I think this behavior should be implemented as a custom user configuration, but by default it could equal to 5 minutes. This is similar to kafka broker properties named log.retention.hours, when a user himself can set this behavior according to his needs.
@efrikin Thanks for the reply.
@efrikin When you say you stop reading do you mean that as soon as the consumer group shuts down the metrics are no longer reported?
Yes of course. When last consumer leaving consumer group, the metrics are no longer reported and I see empty chart (prometheus console outputs no data)
I see. I thought there was a longer grace period for the consumer group to stay active after the last member has left.
How long would you consider is long enough for a group to be inactive before we shouldn't report lag any more?
I think this behavior should be implemented as a custom user configuration, but by default it could equal to 5 minutes. This is similar to kafka broker properties named log.retention.hours, when a user himself can set this behavior according to his needs.
Yes. We could add a feature that retains group metadata for a configured interval of time after it's left the cache of the Consumer Group coordinator. If the group no longer exists in the next poll we can continue calculating the lag based on the last consumed offsets. If the group becomes active again then we continue as normal, if it doesn't become active then after an interval of time remove it from the metrics endpoint. Perhaps a default of 30 minutes would be a good value to start with. The one caveat is that if Kafka Lag Exporter is started after a group is no longer active, then it won't see it until it's active again.
@seglo Thanks for the reply.
Yes. We could add a feature that retains group metadata for a configured interval of time after it's left the cache of the Consumer Group coordinator. If the group no longer exists in the next poll we can continue calculating the lag based on the last consumed offsets. If the group becomes active again then we continue as normal, if it doesn't become active then after an interval of time remove it from the metrics endpoint.
This is good news.
Perhaps a default of 30 minutes would be a good value to start with.
For values by default 30 minutes a great starting.
The one caveat is that if Kafka Lag Exporter is started after a group is no longer active, then it won't see it until it's active again. This is no problem. If the exporter is restarted, we will see it via other metrics.
Would it be possible to include it in next release? I'll really appreciate that! Also, could you please let me know the date of the next release?
Thanks a lot!
@efrikin Thanks for clarifying. I will issue a release soon. There are several PRs in progress. I'll create a new issue for this one and work on it soon, unless someone else volunteers to do it first.
@seglo Thank a lot. I'll really appreciate that!
Just to chime in here. I do agree that lag calculations may not be applicable beyond a certain time if there is no active consumer groups. However, the kafka_partition_*_offset metrics should report regardless of consumer groups being active or not. This metric is not related to a consumer group but more a producer and we use it to ensure that we are getting new messages into the topic.
This metric is not related to a consumer group but more a producer and we use it to ensure that we are getting new messages into the topic.

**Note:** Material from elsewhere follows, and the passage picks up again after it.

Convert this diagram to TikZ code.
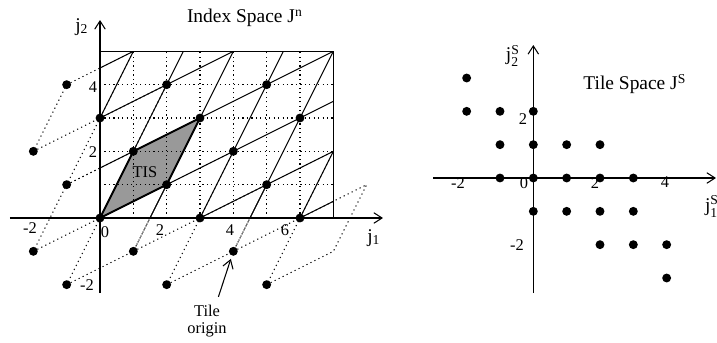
\documentclass[tikz,border=0pt]{standalone}
\usepackage{amsmath}
\usepackage{fontspec}
\setmainfont{Liberation Serif}
\usetikzlibrary{arrows.meta}
\begin{document}
\begin{tikzpicture}[x=0.5cm,y=0.5cm,line width=0.45pt,
        >={Straight Barb[length=3.5pt,width=4.5pt]},
        dots/.style={dash pattern=on 0.5pt off 1.4pt},
        small/.style={font=\fontsize{7}{7.4}\selectfont},
        big/.style={font=\fontsize{8.3}{10}\selectfont}]
    \useasboundingbox (-3,-3.72) rectangle (18.51,6.54);

    % index space
    \fill[gray!80] (0,0) -- (2,1) -- (3,3) -- (1,2) -- cycle;
    \foreach \x in {1,...,6} \draw[dots] (\x,0) -- (\x,5);
    \foreach \y in {1,...,4} \draw[dots] (0,\y) -- (7,\y);
    \foreach \p in {(-2,2),(-1,1),(-2,-1),(-1,-2),(1,-1),(2,-2),(4,-1),(5,-2)}
        \draw[dots] \p -- ++(2,1) -- ++(1,2) -- ++(-2,-1) -- cycle;
    \begin{scope}
        \clip (0,0) rectangle (7,5);
        \foreach \a in {-1,...,4} \draw (1.5*\a,0) -- ++(5,10);
        \foreach \b in {-2,...,3} \draw (0,1.5*\b) -- ++(14,7);
    \end{scope}
    \draw (0,0) rectangle (7,5);
    \draw[line width=0.8pt] (0,0) -- (2,1) -- (3,3) -- (1,2) -- cycle;
    \draw[->] (-2.7,0) -- (8.49,0);
    \draw[->] (0,-2.25) -- (0,5.94);

    % tile space
    \draw[->] (10,1.2) -- (18.48,1.2);
    \draw[->] (13,-2.25) -- (13,5.19);

    % tile origins, in both spaces
    \foreach \a/\b in {0/0,1/0,0/1,1/1,-1/2,0/2,2/-1,2/1,2/0,3/0,3/-1,4/-2,
                       -2/3,-2/2,-1/1,-1/0,1/-1,0/-1,3/-2,2/-2,4/-3} {
        \fill (2*\a+\b,\a+2*\b) circle (1.9pt);
        \fill (13+\a,1.2+\b) circle (1.9pt);
    }

    \node[big] (idxttl) at (4.35,6.0) {Index Space J\textsuperscript{n}};
    \node[big] (j1) at (8.22,-0.6) {j\textsubscript{1}};
    \node[big] (j2) at (-0.54,5.73) {j\textsubscript{2}};
    \node[small] (tis) at (1.35,1.38) {TIS};
    \node[small] (xm2) at (-2.1,-0.3) {-2};
    \node[small] (x0) at (0.15,-0.42) {0};
    \node[small] (x2) at (1.8,-0.36) {2};
    \node[small] (x4) at (3.9,-0.36) {4};
    \node[small] (x6) at (5.55,-0.36) {6};
    \node[small] (y4) at (-0.21,3.93) {4};
    \node[small] (y2) at (-0.21,1.98) {2};
    \node[small] (ym2) at (-0.39,-2.01) {-2};
    \node[small,align=center] (tileorg) at (3.21,-3.1) {Tile\\origin};
    \coordinate (org) at (4,-1);
    \draw[->,shorten >=3.4pt] (tileorg.65) -- (org);

    \node[big] (tilettl) at (16.05,4.02) {Tile Space J\textsuperscript{S}};
    \node[big,anchor=west] (js1) at (17.9,0.35) {j$^{\text{S}}_{\text{1}}$};
    \node[big] (js2) at (12.39,4.86) {j$^{\text{S}}_{\text{2}}$};
    \node[small] (sxm2) at (10.74,1.05) {-2};
    \node[small] (sx0) at (12.72,1.05) {0};
    \node[small] (sx2) at (14.85,1.05) {2};
    \node[small] (sx4) at (16.95,1.08) {4};
    \node[small] (sy2) at (12.69,2.97) {2};
    \node[small] (sym2) at (12.51,-0.81) {-2};
\end{tikzpicture}
\end{document}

The _offset metrics were originally exported because the data was already available while calculating group lag. That's why only partitions belonging to [active] groups are reported.
I understand the value you get from monitoring the latest offset of arbitrary partitions. It would require a poll of all topic partitions in a cluster. That could be many more partitions than would be desired, but if it were enabled through a feature flag I think it would be a fine addition.